6. En quatrième et dernier lieu, aux termes de l’article 8 de la convention européenne de sauvegarde des droits de l’homme et des libertés fondamentales : " 1. Toute personne a droit au respect de sa vie privée et familiale (). / 2. Il ne peut y avoir ingérence d’une autorité publique dans l’exercice de ce droit que pour autant que cette ingérence est prévue par la loi et qu’elle constitue une mesure qui, dans une société démocratique, est nécessaire à la sécurité nationale, à la sûreté publique, au bien-être économique du pays, à la défense de l’ordre et à la prévention des infractions pénales, à la protection de la santé ou de la morale, ou à la protection des droits et libertés d’autrui. ".

7. Il ressort des pièces du dossier qu’à la date de la décision en litige, M. B, célibataire, séjournait, depuis dix mois en France, où il a suivi une scolarité en classe adaptée aux non-francophones entre janvier et juin 2017. L’intéressé n’établit pas être dépourvu d’attaches familiales en Côte d’Ivoire, où il a passé la majeure partie de son existence. Par suite, et eu égard à ses conditions d’entrée et de séjour en France, la mesure d’éloignement en litige ne porte pas à son droit au respect de sa vie privée et familiale une atteinte disproportionnée au regard des buts en vue desquels elle a été prise et ne méconnaît pas les stipulations précitées. Cette décision ne saurait davantage être regardée, au regard de ses conséquences sur la situation personnelle du requérant, comme entachée d’une erreur manifeste d’appréciation de cette situation.
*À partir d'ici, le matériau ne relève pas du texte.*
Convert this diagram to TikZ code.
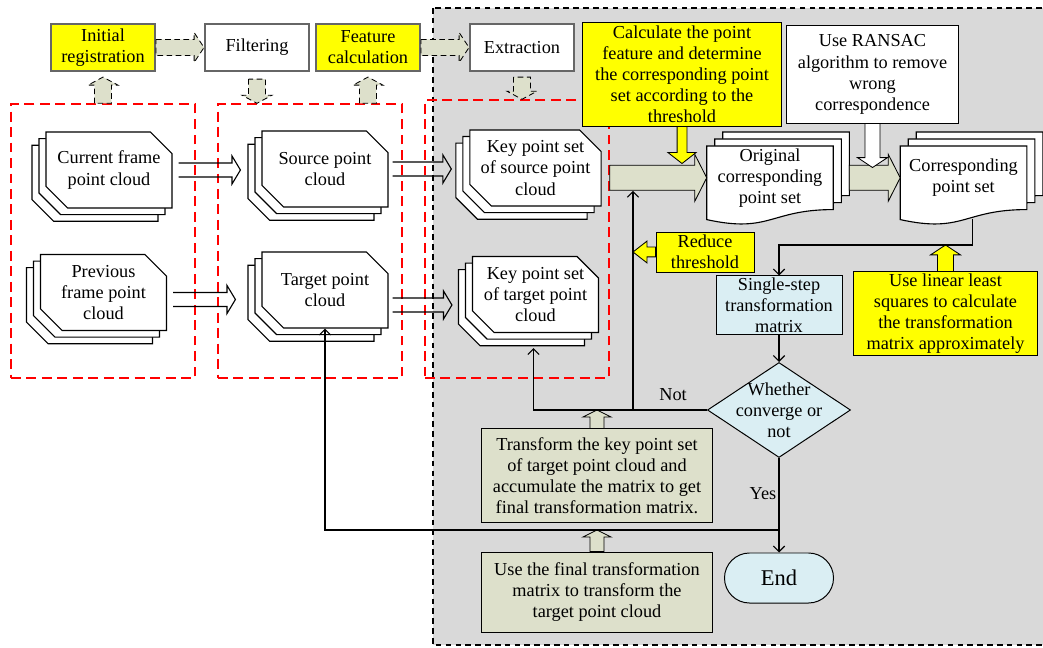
\documentclass[tikz,border=0pt]{standalone}
\usepackage{fontspec}
\setmainfont{Liberation Serif}
\usetikzlibrary{calc,fit,shapes.geometric,shapes.misc,shadows,arrows.meta}
\pgfdeclarelayer{bg}
\pgfsetlayers{bg,main}

\definecolor{ylw}{RGB}{255,255,0}
\definecolor{sage}{RGB}{221,224,203}
\definecolor{lblue}{RGB}{218,238,243}
\definecolor{zone}{RGB}{217,217,217}

% block arrows: [style]{tail}{tip}{body half}{head half}{head length}
\newcommand{\rblock}[6][blk]{\draw[#1] let \p1=(#2), \p2=(#3) in
  (\x1,\y2+#4) -- (\x2-#6,\y2+#4) -- (\x2-#6,\y2+#5) -- (\x2,\y2)
  -- (\x2-#6,\y2-#5) -- (\x2-#6,\y2-#4) -- (\x1,\y2-#4) -- cycle;}
\newcommand{\lblock}[6][blk]{\draw[#1] let \p1=(#2), \p2=(#3) in
  (\x1,\y2+#4) -- (\x2+#6,\y2+#4) -- (\x2+#6,\y2+#5) -- (\x2,\y2)
  -- (\x2+#6,\y2-#5) -- (\x2+#6,\y2-#4) -- (\x1,\y2-#4) -- cycle;}
\newcommand{\ublock}[6][blk]{\draw[#1] let \p1=(#2), \p2=(#3) in
  (\x2-#4,\y1) -- (\x2-#4,\y2-#6) -- (\x2-#5,\y2-#6) -- (\x2,\y2)
  -- (\x2+#5,\y2-#6) -- (\x2+#4,\y2-#6) -- (\x2+#4,\y1) -- cycle;}
\newcommand{\dblock}[6][blk]{\draw[#1] let \p1=(#2), \p2=(#3) in
  (\x2-#4,\y1) -- (\x2-#4,\y2+#6) -- (\x2-#5,\y2+#6) -- (\x2,\y2)
  -- (\x2+#5,\y2+#6) -- (\x2+#4,\y2+#6) -- (\x2+#4,\y1) -- cycle;}
% open double arrow
\newcommand{\hollowarrow}[2]{\draw[hollow] let \p1=(#1), \p2=(#2) in
  (\x1,\y1+5pt) -- (\x2-6pt,\y1+5pt) -- (\x2-6pt,\y1+10pt) -- (\x2,\y1)
  -- (\x2-6pt,\y1-10pt) -- (\x2-6pt,\y1-5pt) -- (\x1,\y1-5pt);}
% three stacked documents with wavy bottom
\newcommand{\wavedoc}[1]{\foreach \d in {2,1,0}{
  \draw[docline, transform canvas={xshift=\d*0.2cm, yshift=\d*0.175cm}]
    (#1.north west) -- (#1.north east) -- (#1.south east)
    .. controls (#1.south) and ($(#1.south)+(0,24)$) .. ($(#1.south west)+(0,10)$) -- cycle;}}

\begin{document}
\begin{tikzpicture}[x=0.025cm, y=-0.025cm,
    every node/.style={font=\fontsize{13}{15}\selectfont, align=center, inner sep=0pt},
    btn/.style={rectangle, draw=black!60, line width=1.4pt, minimum width=2.6cm, minimum height=1.18cm},
    stack/.style={chamfered rectangle, chamfered rectangle corners={north east,south west},
      chamfered rectangle xsep=0.27cm, chamfered rectangle ysep=0.27cm,
      draw, line width=0.8pt, fill=white, minimum width=3.15cm, minimum height=1.9cm,
      general shadow={shadow xshift=-0.35cm, shadow yshift=-0.33cm, draw, line width=0.8pt, fill=white},
      general shadow={shadow xshift=-0.175cm, shadow yshift=-0.165cm, draw, line width=0.8pt, fill=white}},
    wdoc/.style={minimum width=3.15cm, minimum height=1.575cm},
    docline/.style={draw, line width=0.8pt, fill=white},
    note/.style={rectangle, draw, line width=0.7pt},
    redbox/.style={draw=red, dash pattern=on 7pt off 4pt, line width=1pt},
    blk/.style={draw, line width=0.6pt, fill=sage},
    dblk/.style={blk, dash pattern=on 4pt off 2.5pt},
    hollow/.style={draw, line width=0.8pt},
    arrow/.style={draw, line width=0.8pt, -{Straight Barb[length=4pt,width=8pt]}}
]
\useasboundingbox (0,0) rectangle (1043,648);

% Zones
\begin{pgfonlayer}{bg}
\draw[fill=zone, dash pattern=on 4pt off 3pt, line width=0.8pt] (433,8) rectangle (1060,645);
\node[redbox, fit={(11,104) (195,378)}] (grp1) {};
\node[redbox, fit={(218,104) (402,378)}] (grp2) {};
\node[redbox, fit={(425,100) (609,378)}] (grp3) {};
\end{pgfonlayer}

% Top row
\node[btn, fill=ylw] (init) at (103,47.5) {Initial\\registration};
\node[btn, fill=white] (filt) at (257,47.5) {Filtering};
\node[btn, fill=ylw] (feat) at (368,47.5) {Feature\\calculation};
\node[btn, fill=white] (extr) at (522,47.5) {Extraction};

% Point clouds
\node[stack] (cur) at (109,170) {Current frame\\point cloud};
\node[stack] (prev) at (103.5,292.5) {Previous\\frame point\\cloud};
\node[stack] (src) at (325,169) {Source point\\cloud};
\node[stack] (tgt) at (325,290) {Target point\\cloud};
\node[stack] (ksrc) at (535.5,168) {Key point set\\of source point\\cloud};
\node[stack] (ktgt) at (535.5,294.5) {Key point set\\of target point\\cloud};

% Point sets
\node[wdoc, anchor=north] (orig) at (770,146) {Original\\corresponding\\point set};
\node[wdoc, anchor=north] (corr) at (963.5,146) {Corresponding\\point set};
\begin{pgfonlayer}{bg}
\wavedoc{orig}
\wavedoc{corr}
\end{pgfonlayer}

% Notes and steps
\node[note, fill=ylw, minimum width=4.95cm, minimum height=2.575cm] (calc) at (682,74.5)
  {Calculate the point\\feature and determine\\the corresponding point\\set according to the\\threshold};
\node[note, fill=white, minimum width=4.275cm, minimum height=2.425cm] (ransac) at (872.5,74.5)
  {Use RANSAC\\algorithm to remove\\wrong\\correspondence};
\node[note, fill=ylw, minimum width=2.45cm, minimum height=1cm] (reduce) at (705,252) {Reduce\\threshold};
\node[note, fill=ylw, minimum width=4.575cm, minimum height=2.075cm] (lls) at (945.5,313.5)
  {Use linear least\\squares to calculate\\the transformation\\matrix approximately};
\node[note, fill=lblue, minimum width=3.15cm, minimum height=1.45cm] (single) at (779,305)
  {Single-step\\transformation\\matrix};
\node[diamond, draw, fill=lblue, line width=0.7pt, minimum width=3.575cm, minimum height=2.375cm] (conv) at (779,410) {};
\node (convtxt) at (conv) {Whether\\converge or\\not};
\node[rounded rectangle, draw, fill=lblue, line width=0.7pt, minimum width=2.725cm, minimum height=1.25cm,
  font=\fontsize{16}{18}\selectfont] (fin) at (779,578) {End};
\node[note, fill=sage, minimum width=5.75cm, minimum height=2.325cm] (trans) at (597,475.5)
  {Transform the key point set\\of target point cloud and\\accumulate the matrix to get\\final transformation matrix.};
\node[note, fill=sage, minimum width=5.75cm, minimum height=2cm] (final) at (597,592)
  {Use the final transformation\\matrix to transform the\\target point cloud};

% Junctions
\coordinate (turn) at (779,245);
\coordinate (nj) at (633,410);
\coordinate (yj) at (779,530);
\coordinate (bigbot) at ($(orig.west)+(0,13)$);

% Block arrows - top row
\rblock[dblk]{init.east}{filt.west}{5.7pt}{10.6pt}{7pt}
\rblock[dblk]{feat.east}{extr.west}{5.7pt}{10.6pt}{7pt}
\ublock[dblk]{init |- grp1.north}{$(init.south)+(0,5)$}{6pt}{10.6pt}{5.7pt}
\dblock[dblk]{$(filt.south)+(0,7)$}{filt |- grp2.north}{6pt}{10.6pt}{5.7pt}
\ublock[dblk]{feat |- grp2.north}{$(feat.south)+(0,5)$}{6pt}{10.6pt}{5.7pt}
\dblock[dblk]{$(extr.south)+(0,5)$}{extr |- grp3.north}{6pt}{10.6pt}{5.7pt}

% Open arrows
\hollowarrow{$(cur.east)+(6,0)$}{$(src.west)+(-21,0)$}
\hollowarrow{$(prev.east)+(6,7)$}{$(tgt.west)+(-26,0)$}
\hollowarrow{$(src.east)+(4,0)$}{$(ksrc.west)+(-18,0)$}
\hollowarrow{$(tgt.east)+(4,15)$}{$(ktgt.west)+(-20,0)$}

% Block arrows - matching
\rblock{grp3.east}{orig.west}{8.9pt}{16.7pt}{8.5pt}
\rblock{$(orig.east)+(16,0)$}{corr.west}{8.9pt}{16.7pt}{8.5pt}
\dblock[blk, fill=ylw]{calc.south}{$(calc.south)+(0,37)$}{3.5pt}{10pt}{7.8pt}
\dblock[blk, fill=white]{ransac.south}{$(ransac.south)+(0,44)$}{5.3pt}{10.6pt}{7pt}
\lblock[blk, fill=ylw]{reduce.west}{nj |- reduce.west}{3.5pt}{7.8pt}{10pt}
\ublock[blk, fill=ylw]{lls.north}{lls.north |- turn}{5.7pt}{10.6pt}{7pt}
\ublock{trans.north}{trans.north |- nj}{5pt}{10pt}{5pt}
\ublock{final.north}{final.north |- yj}{5pt}{10pt}{5pt}

% Loop
\draw[arrow] ($(corr.south)+(9,9)$) |- (turn) -- (single.north);
\draw[arrow] (single.south) -- (conv.north);
\draw[arrow] (conv.south) -- (fin.north);
\draw[arrow] (conv.west) -| ($(ktgt.south)+(-2,15)$);
\draw[arrow] (nj) -- (nj |- bigbot);
\draw[arrow] (yj) -| (tgt.south);
\node (notlbl) at (673,395) {Not};
\node (yeslbl) at (763,494) {Yes};

\end{tikzpicture}
\end{document}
8. Il résulte de tout ce qui précède que M. B n’est pas fondé à soutenir que c’est à tort que, par le jugement attaqué, le magistrat désigné par le président du tribunal administratif de Lyon a rejeté sa demande. Par voie de conséquence, ses conclusions à fins d’injonction et d’astreinte ainsi que celles tendant à ce qu’il soit fait application, au bénéfice de son avocat, des dispositions des articles L. 761-1 du code de justice administrative et 37 de la loi du 10 juillet 1991 relative à l’aide juridique doivent être rejetées.

DÉCIDE :

Article 1er :La requête de M. B est rejetée.

Article 2 :Le présent arrêt sera notifié à M. C B et au ministre de l’intérieur.

Copie en sera adressée au préfet de la Loire.